These are images Americans rarely see, images that express what a working life under occupation looks like – images contrasting our SUV-congested commutes with the cattle-herding backlogs Palestinians navigate to work every day.
Images like the ones that follow are important because they reveal starkly just one of many reasons why the status quo in Israel and Palestine must change. They are important because they express a truth in visceral terms, in terms that impacts the brain's emotional core, where the capacity for language does not reside, but where our decisions are made. And they are important because they cast our own experiences in an entirely new light.
This diary has been inspired by Porter Speakman, Jr.'s recent photo essay in +972 Magazine, from which one of the following images comes.
The commentary is my own.
(Update: so sorry for pulling this while it was on the Rec. list. A Kossack pointed out that one of my images did not have a fair use copyright. The diary is now back up with a suitable replacement and a check to make sure all other pictures are in order.)
Background on this diary's formation: yesterday, as I drove with my wife and girls, beginning a holiday trip along the East Coast, we encountered late-afternoon rush hour congestion near New York City. Stuck in traffic, the girls hungry, the parents tired, we complained. We complained about our delay. We complained about all the pollution being generated, we being just as guilty as everyone else. And we complained, or wondered, rather, about how people could live like this, stuck in cars on the highway, horns blaring. So oppressive.
Then, last night, upon reaching our destination, listening to a news broadcast warning U.S. citizens about travel delays, about the hardships July 4 revelers might face, I read Porter Speakman, Jr.'s recent photo essay, and I knew one thing: this should be shared. Particularly now. As many Kossacks travel, get stuck in traffic, get lost in our narrow, congested travails on the road.
PHOTO #1: The photo below is from Porter Speakman, Jr. (who is the producer/director of the documentary "With God on Our Side") which was taken at the Bethlehem checkpoint going into Jerusalem.

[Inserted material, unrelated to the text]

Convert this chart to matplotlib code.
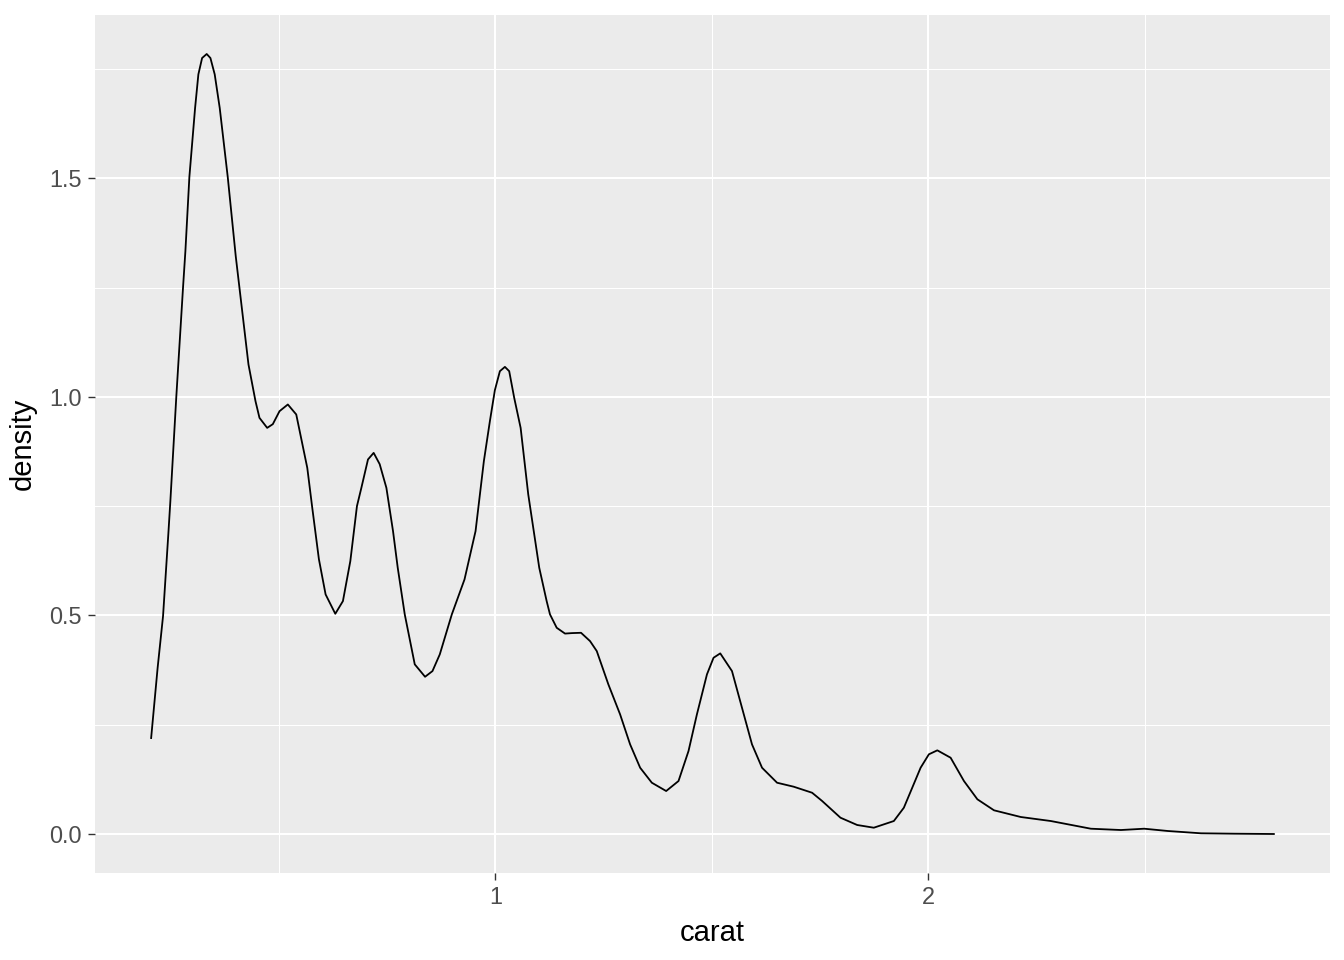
import numpy as np
import matplotlib
matplotlib.use("Agg")
import matplotlib.pyplot as plt

# density curve of carat
carat = [0.205, 0.220, 0.2325, 0.2447, 0.2494, 0.2632, 0.2787, 0.2841, 0.2933, 0.3065,
         0.3141, 0.3227, 0.3333, 0.3419, 0.3518, 0.3634, 0.3819, 0.4004, 0.4298, 0.4460,
         0.4552, 0.4730, 0.4860, 0.5015, 0.5207, 0.5401, 0.5656, 0.5771, 0.5924, 0.6079,
         0.6303, 0.6479, 0.6650, 0.6803, 0.6905, 0.7058, 0.7189, 0.7328, 0.7483, 0.7636,
         0.7745, 0.7907, 0.8138, 0.8376, 0.8547, 0.8716, 0.8994, 0.9287, 0.9542, 0.9734,
         0.9873, 0.9988, 1.0104, 1.0220, 1.0319, 1.0435, 1.0583, 1.0759, 1.1013, 1.1184,
         1.1261, 1.1416, 1.1608, 1.1770, 1.1978, 1.2186, 1.2341, 1.2609, 1.2880, 1.3111,
         1.3343, 1.3613, 1.3944, 1.4229, 1.4460, 1.4654, 1.4886, 1.5038, 1.5193, 1.5464,
         1.5695, 1.5926, 1.6158, 1.6505, 1.6889, 1.7314, 1.7546, 1.7969, 1.8355, 1.8739,
         1.9202, 1.9433, 1.9627, 1.9820, 2.0011, 2.0206, 2.0513, 2.0821, 2.1131, 2.1515,
         2.2133, 2.2826, 2.3752, 2.4446, 2.4985, 2.5526, 2.6296, 2.7060, 2.7978]
density = [0.2195, 0.3803, 0.4985, 0.6860, 0.7615, 1.0016, 1.2509, 1.3332, 1.5031, 1.6609,
           1.7379, 1.7752, 1.7844, 1.7752, 1.7379, 1.6609, 1.5031, 1.3217, 1.0741, 0.9902,
           0.9520, 0.9291, 0.9376, 0.9673, 0.9826, 0.9598, 0.8376, 0.7462, 0.6289, 0.5481,
           0.5038, 0.5328, 0.6243, 0.7501, 0.7919, 0.8569, 0.8719, 0.8461, 0.7919, 0.6929,
           0.6090, 0.5024, 0.3881, 0.3597, 0.3727, 0.4109, 0.5024, 0.5824, 0.6929, 0.8530,
           0.9444, 1.0153, 1.0588, 1.0686, 1.0588, 0.9977, 0.9291, 0.7768, 0.6090, 0.5328,
           0.5024, 0.4718, 0.4585, 0.4596, 0.4603, 0.4413, 0.4185, 0.3423, 0.2737, 0.2051,
           0.1516, 0.1173, 0.0983, 0.1212, 0.1898, 0.2737, 0.3652, 0.4032, 0.4132, 0.3727,
           0.2888, 0.2051, 0.1516, 0.1173, 0.1082, 0.0944, 0.0755, 0.0373, 0.0206, 0.0144,
           0.0297, 0.0601, 0.1059, 0.1516, 0.1823, 0.1914, 0.1745, 0.1212, 0.0794, 0.0542,
           0.0389, 0.0297, 0.0121, 0.0091, 0.0121, 0.0069, 0.0016, 0.0007, 0.0]

x_major = [1, 2]
x_minor = [0.5, 1.5, 2.5]
y_major = [0.0, 0.5, 1.0, 1.5]
y_minor = [0.25, 0.75, 1.25, 1.75]

plt.rcParams['font.family'] = ['Liberation Sans', 'DejaVu Sans']

fig = plt.figure(figsize=(13.44, 9.6), dpi=100)
ax = fig.add_axes([95 / 1344, 1 - 873 / 960, (1330 - 95) / 1344, (873 - 15) / 960])
ax.set_facecolor('#EBEBEB')

ax.plot(carat, density, color='black', lw=1.3, zorder=3)

# ggplot-style 5% expansion
xr = max(carat) - min(carat)
yr = max(density) - min(density)
ax.set_xlim(min(carat) - 0.05 * xr, max(carat) + 0.05 * xr)
ax.set_ylim(min(density) - 0.05 * yr, max(density) + 0.05 * yr)

ax.set_xticks(x_major)
ax.set_xticklabels([str(v) for v in x_major])
ax.set_yticks(y_major)
ax.set_yticklabels([f"{v:.1f}" for v in y_major])
ax.set_xticks(x_minor, minor=True)
ax.set_yticks(y_minor, minor=True)

ax.grid(which='major', color='white', lw=1.5, zorder=0)
ax.grid(which='minor', color='white', lw=0.75, zorder=0)
ax.set_axisbelow(True)

for s in ax.spines.values():
    s.set_visible(False)

ax.tick_params(which='major', length=5.3, width=1.0, color='#333333',
               labelsize=16.9, labelcolor='#4D4D4D', pad=4)
ax.tick_params(which='minor', length=0)

ax.set_xlabel('carat', fontsize=21, color='black', labelpad=7)
ax.set_ylabel('density', fontsize=21, color='black', labelpad=9)

fig.savefig('out.png', dpi=100)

This is what rush hour looks like for Palestinians at dawn, many of whom begin lining up around 3 a.m. for a checkpoint that opens around 5 a.m. But some line up even earlier. I once met a Palestinian taxi driver working in East Jerusalem who told me that he would get to this checkpoint at one in the morning and sleep at the head of the line against the steel fence so as to be in Israel in time to pick up Jewish and Palestinian Israelis for their rush hour commutes.
For many Palestinians trying to get into Israel for work, this is what rush hour looks like. It consists of standing in line, often for hours, as Israeli security personnel check residency papers, work permits and medical documents (for those who need a hospital in Israel proper).
There are no HOV lanes.
No air-conditioned commutes with NPR playing softly.
No mass transit – no trains or buses or cabs to hop into that take you, door-to-door, to your destination.
And there are no rest stops or gas station bathrooms. Instead, there are holding pens, often packed tightly. And if you need to use the restroom, you must do as the men in this picture are doing: you must find a space, climb out of line and relieve yourself, then hope to be allowed back in by your fellow "commuters."
Photo #2: This picture, taken by michalska1, is from the inside of the checkpoint:
Photo #3: this picture was taken by "delayed gratification," and shows the formation of the Bethlehem checkpoint line along the security wall:
The scenery is not a cityscape. Or a retention wall. Rather, it is the barrier separating family from family, family from friends, the barrier separating Bethlehem from points west, where these men and women are trying to commute to work. Upon the wall is one of many iconic pieces of graffiti that spans this stretch: the dotted lines of a coupon cutout, the scissors open, playfully saying, Cut here.
Photo #4: This photo, taken by tsweden, shows the reverse commute in Bethlehem:
Upon returning home after work, Palestinians must repeat the procedure, lining up and waiting to cross back into Bethlehem, to return home. The process is not as laborious as the waiting going into Israel, but it can still mean standing, after a long day of what was most likely manual labor, for an hour or more.
Photo #5: Here, taken by jonas_k, is perhaps the image that remains as one of the most influential and inspiring for me. It is not of a checkpoint, but of what I consider to be Banksy's most iconic image sketched in the West Bank, not far from Bethlehem:
This image speaks to many things for me, but I'll leave it to stand on its own, and for it to speak for itself.
May there be resolution to this conflict, and the establishment of two states for two peoples, such that both Israelis and Palestinians, Jews and Muslims and Christians and all peoples living in the West Bank, Gaza and Israel can live in peace and security.
So that rush hour in the region will never look like this again.
Author's Note: I want to state here that, as a Jew who has been victimized by Palestinian terror, I understand intimately the security needs of Israel, and the motivations that are behind the security wall and these difficult checkpoints.
This diary is not an attack of Israeli security.
Instead, it is a statement, in images, of how things cannot continue this way, for both sides. For this is not true security for anyone.